Yarn疑难杂问

2020-02-02 15:36:50 作者：互联网

关于Yarn的一些常见问题

Yarn三种调度策略
Yarn抢占

Yarn三种调度策略

理想情况下，应用对Yarn资源的请求应该立刻得到满足，但现实情况资源往往是有限的，特别是在一个很繁忙的集群，一个应用资源的请求经常需要等待一段时间才能的到相应的资源。在Yarn中，负责给应用分配资源的是Scheduler。在Yarn中有三种调度器可以选择：FIFO Scheduler ，Capacity Scheduler，FairScheduler。

FIFO Scheduler
FIFO Scheduler把应用按提交的顺序排成一个队列，这是一个先进先出队列，在进行资源分配的时候，先给队列中最头上的应用进行分配资源，待最头上的应用需求满足后再给下一个分配，依次类推。
FIFO Scheduler是最简单也是最容易理解的调度器，不需要任何配置，但它并不适用于共享集群。
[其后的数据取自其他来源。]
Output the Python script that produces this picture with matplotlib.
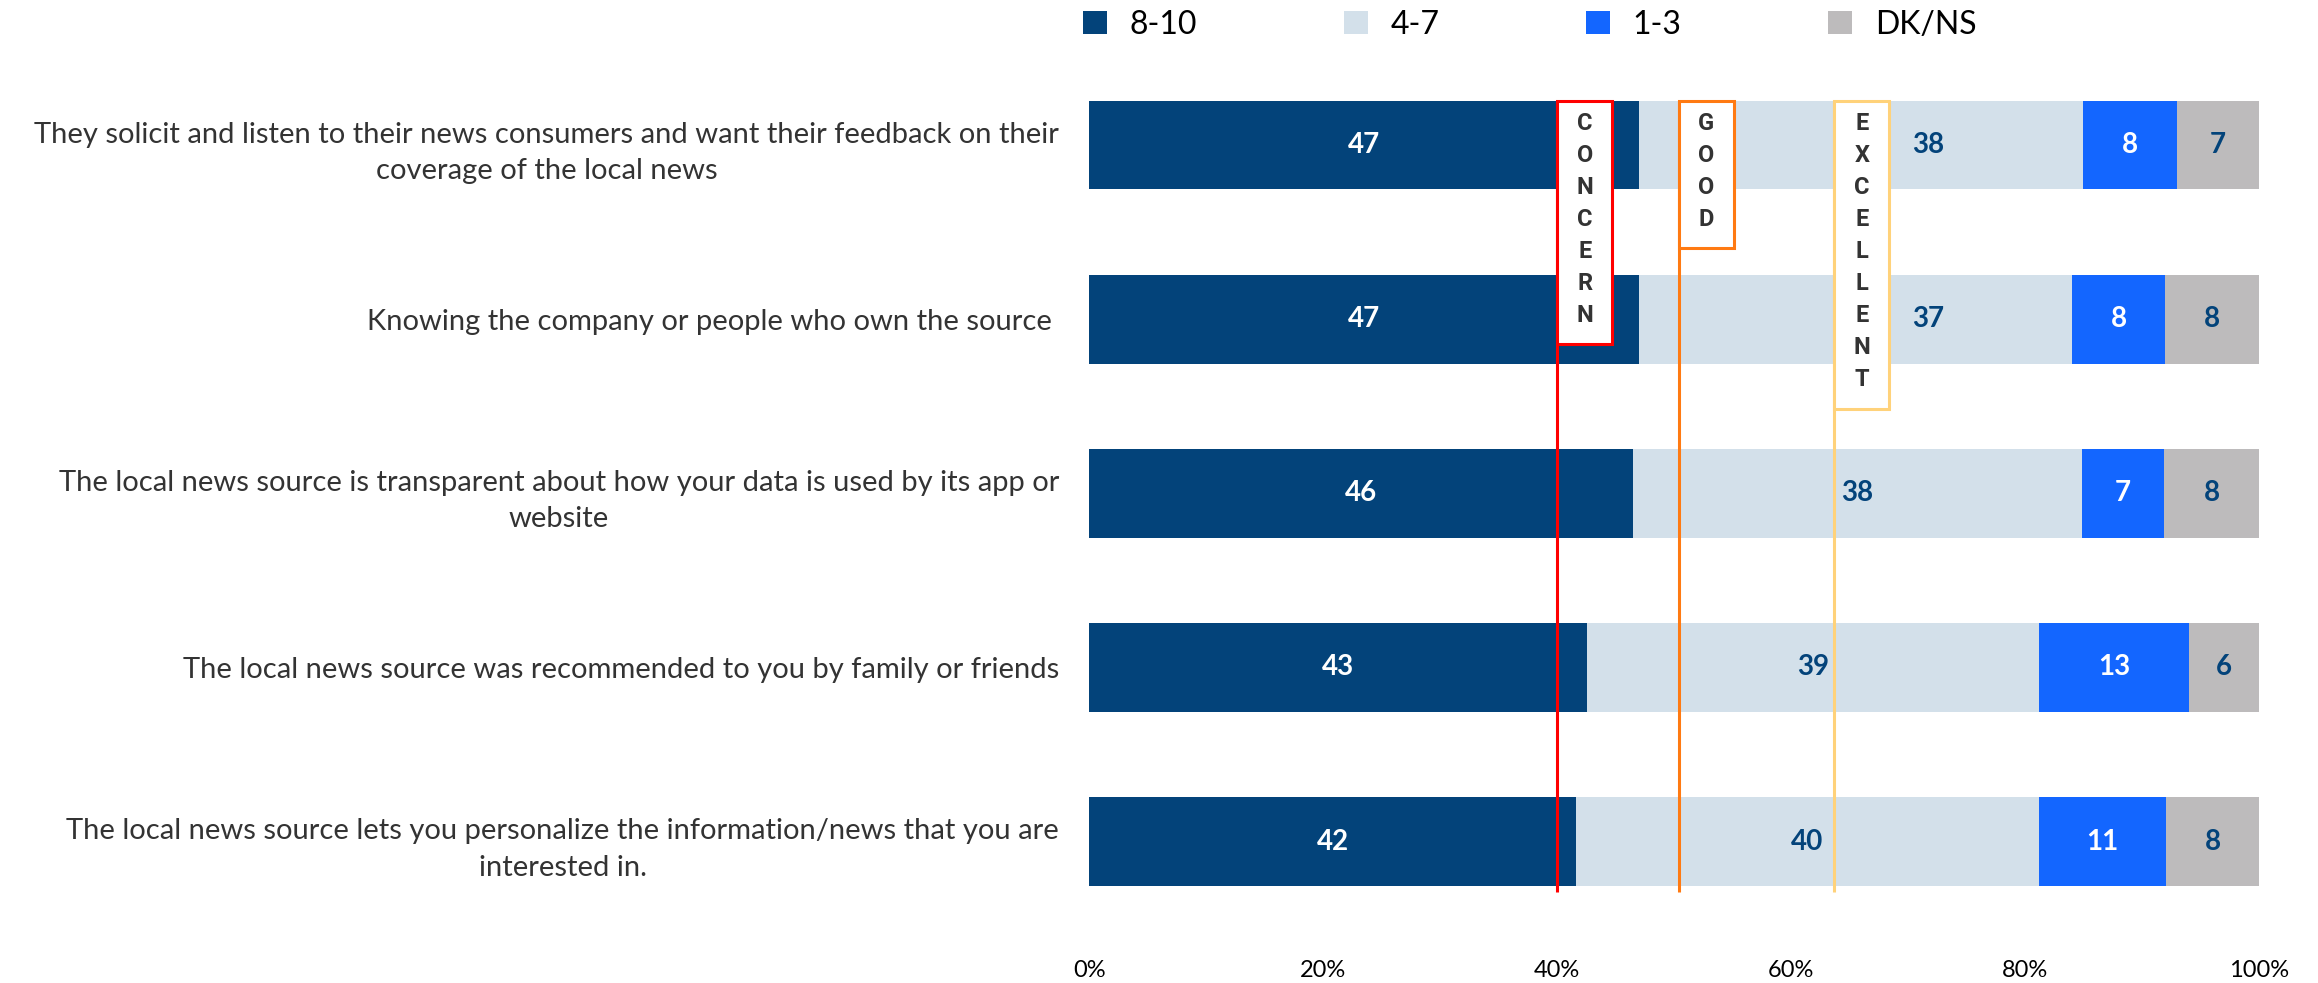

大的应用可能会占用所有集群资源，这就导致其它应用被阻塞。在共享集群中，更适合采用Capacity Scheduler或Fair Scheduler，这两个调度器都允许大任务和小任务在提交的同时获得一定的系统资源。

图中，在FIFO 调度器中，小任务会被大任务阻塞。
Capacity Scheduler
对于Capacity调度器，有一个专门的队列用来运行小任务，但是为小任务专门设置一个队列会预先占用一定的集群资源，这就导致大任务的执行时间会落后于使用FIFO调度器时的时间。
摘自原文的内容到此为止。